While marketers are generally quick to leap on such leverage points as poor commercial ratings, industry players say advertisers aren't nearly so demanding as they once were and there's a general realization that viewers will disappear if the come-on is too strong.
"The business has become far less led by transaction," says John Shea, exec VP-integrated marketing and brand partnerships at MTV Networks Music and Logo Group. "It is one that is idea-led, and then the transaction follows. 'Innovation' is the word of the year."
Mr. Shea says there's a "perfect storm of self-interest" going on. Historically, each party -- advertisers, their agents and the cable channels -- has been driven by self-interest, but the "collective interest is now in creating something new."
Boost in ad revenue
Branded entertainment also has been a booster for cable coffers. Rainbow Media cable network IFC has seen a leap in revenue, even though it runs 10 "program breaks" a day compared with a typical cable channel, which might air up to 130.
"We don't do product placement; we build content for partners," says Evan Shapiro, general manager at IFC. Acura has had a prominent on-air presence in a series of short films airing under the banner "At the IFC Center."

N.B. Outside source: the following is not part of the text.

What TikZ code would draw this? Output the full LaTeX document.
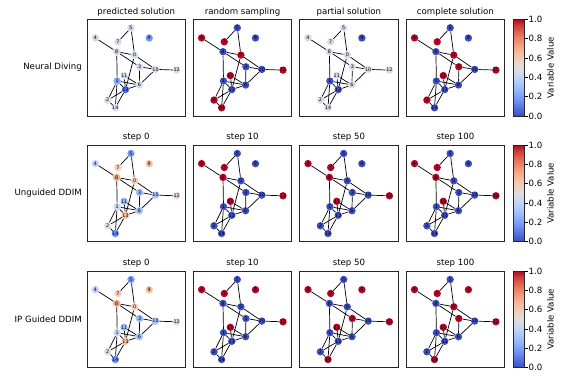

IFC has made a much more aggressive push in the branded-entertainment arena since the arrival of Mr. Shapiro in 2004 as senior VP-marketing and has seen a 600% increase in sponsorship revenue as a result. "We're approaching the mid-eight figures," Mr. Shapiro says, adding that advertisers are offered built-in research so they can see the changes in consumer attitudes before and after their IFC sponsorships.

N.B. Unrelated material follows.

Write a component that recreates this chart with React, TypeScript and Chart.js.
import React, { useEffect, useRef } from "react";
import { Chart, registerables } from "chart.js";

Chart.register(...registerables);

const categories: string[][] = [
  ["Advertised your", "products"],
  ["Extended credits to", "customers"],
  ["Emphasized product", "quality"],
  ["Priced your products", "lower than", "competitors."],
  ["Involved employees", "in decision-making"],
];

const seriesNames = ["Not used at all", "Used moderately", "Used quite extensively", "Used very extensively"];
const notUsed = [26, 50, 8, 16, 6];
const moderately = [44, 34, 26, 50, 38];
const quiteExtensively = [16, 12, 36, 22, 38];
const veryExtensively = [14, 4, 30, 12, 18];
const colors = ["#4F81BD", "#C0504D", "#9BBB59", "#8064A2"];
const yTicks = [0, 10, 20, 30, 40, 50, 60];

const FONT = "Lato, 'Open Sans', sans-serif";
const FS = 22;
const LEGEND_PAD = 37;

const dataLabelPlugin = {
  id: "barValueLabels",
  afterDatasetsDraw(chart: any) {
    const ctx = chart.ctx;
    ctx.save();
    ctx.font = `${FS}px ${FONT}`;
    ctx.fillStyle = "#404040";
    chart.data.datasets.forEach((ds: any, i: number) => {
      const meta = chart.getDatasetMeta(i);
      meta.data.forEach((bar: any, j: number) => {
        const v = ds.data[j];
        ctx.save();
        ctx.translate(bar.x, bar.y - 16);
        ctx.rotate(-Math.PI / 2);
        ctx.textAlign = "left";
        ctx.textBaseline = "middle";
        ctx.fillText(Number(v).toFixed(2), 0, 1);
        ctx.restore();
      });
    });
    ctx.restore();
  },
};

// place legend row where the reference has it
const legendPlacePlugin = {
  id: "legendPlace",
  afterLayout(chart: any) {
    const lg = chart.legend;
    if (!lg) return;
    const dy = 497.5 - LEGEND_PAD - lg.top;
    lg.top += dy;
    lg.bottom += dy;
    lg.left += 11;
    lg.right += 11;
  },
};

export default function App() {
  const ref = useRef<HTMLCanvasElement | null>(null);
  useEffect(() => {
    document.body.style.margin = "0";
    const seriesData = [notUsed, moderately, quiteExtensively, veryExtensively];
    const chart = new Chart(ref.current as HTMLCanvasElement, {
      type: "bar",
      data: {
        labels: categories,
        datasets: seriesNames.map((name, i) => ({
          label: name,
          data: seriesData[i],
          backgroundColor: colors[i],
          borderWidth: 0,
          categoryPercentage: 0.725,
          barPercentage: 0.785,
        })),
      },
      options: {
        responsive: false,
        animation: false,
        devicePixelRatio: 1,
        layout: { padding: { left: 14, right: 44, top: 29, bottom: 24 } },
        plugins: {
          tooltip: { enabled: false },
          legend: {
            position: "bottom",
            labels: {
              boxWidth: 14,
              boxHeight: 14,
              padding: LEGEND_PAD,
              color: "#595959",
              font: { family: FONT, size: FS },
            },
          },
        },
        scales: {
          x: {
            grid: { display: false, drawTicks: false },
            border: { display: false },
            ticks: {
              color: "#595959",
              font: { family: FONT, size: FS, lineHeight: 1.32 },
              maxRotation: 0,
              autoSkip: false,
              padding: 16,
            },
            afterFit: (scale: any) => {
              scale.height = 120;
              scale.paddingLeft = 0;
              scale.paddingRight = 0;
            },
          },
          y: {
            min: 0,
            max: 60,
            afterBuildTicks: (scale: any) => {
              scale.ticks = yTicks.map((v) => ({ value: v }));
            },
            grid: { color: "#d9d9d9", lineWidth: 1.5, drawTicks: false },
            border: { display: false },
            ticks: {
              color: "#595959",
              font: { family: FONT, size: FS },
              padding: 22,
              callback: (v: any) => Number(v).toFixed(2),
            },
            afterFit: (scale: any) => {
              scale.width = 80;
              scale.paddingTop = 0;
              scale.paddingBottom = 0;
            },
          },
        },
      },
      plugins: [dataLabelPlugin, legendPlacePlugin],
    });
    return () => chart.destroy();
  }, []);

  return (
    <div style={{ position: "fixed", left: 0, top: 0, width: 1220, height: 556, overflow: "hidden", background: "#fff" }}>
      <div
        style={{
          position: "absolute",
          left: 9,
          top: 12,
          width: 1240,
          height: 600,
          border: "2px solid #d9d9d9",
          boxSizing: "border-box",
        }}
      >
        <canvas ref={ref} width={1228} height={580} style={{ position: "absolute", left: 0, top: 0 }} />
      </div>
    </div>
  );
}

Mr. McAuliffe says branded entertainment is far from reaching its peak, adding that demand outstrips supply. To give some idea of how cable stacks up against broadcast, IAG measured 17,908 in-program placements on the five most placement-active cable channels vs. 12,740 on the five broadcast networks (for the prime-time hours of 8 p.m. to 11 p.m. during 2007).
"If you talk about branded entertainment," he says, "we are just starting to scratch the surface."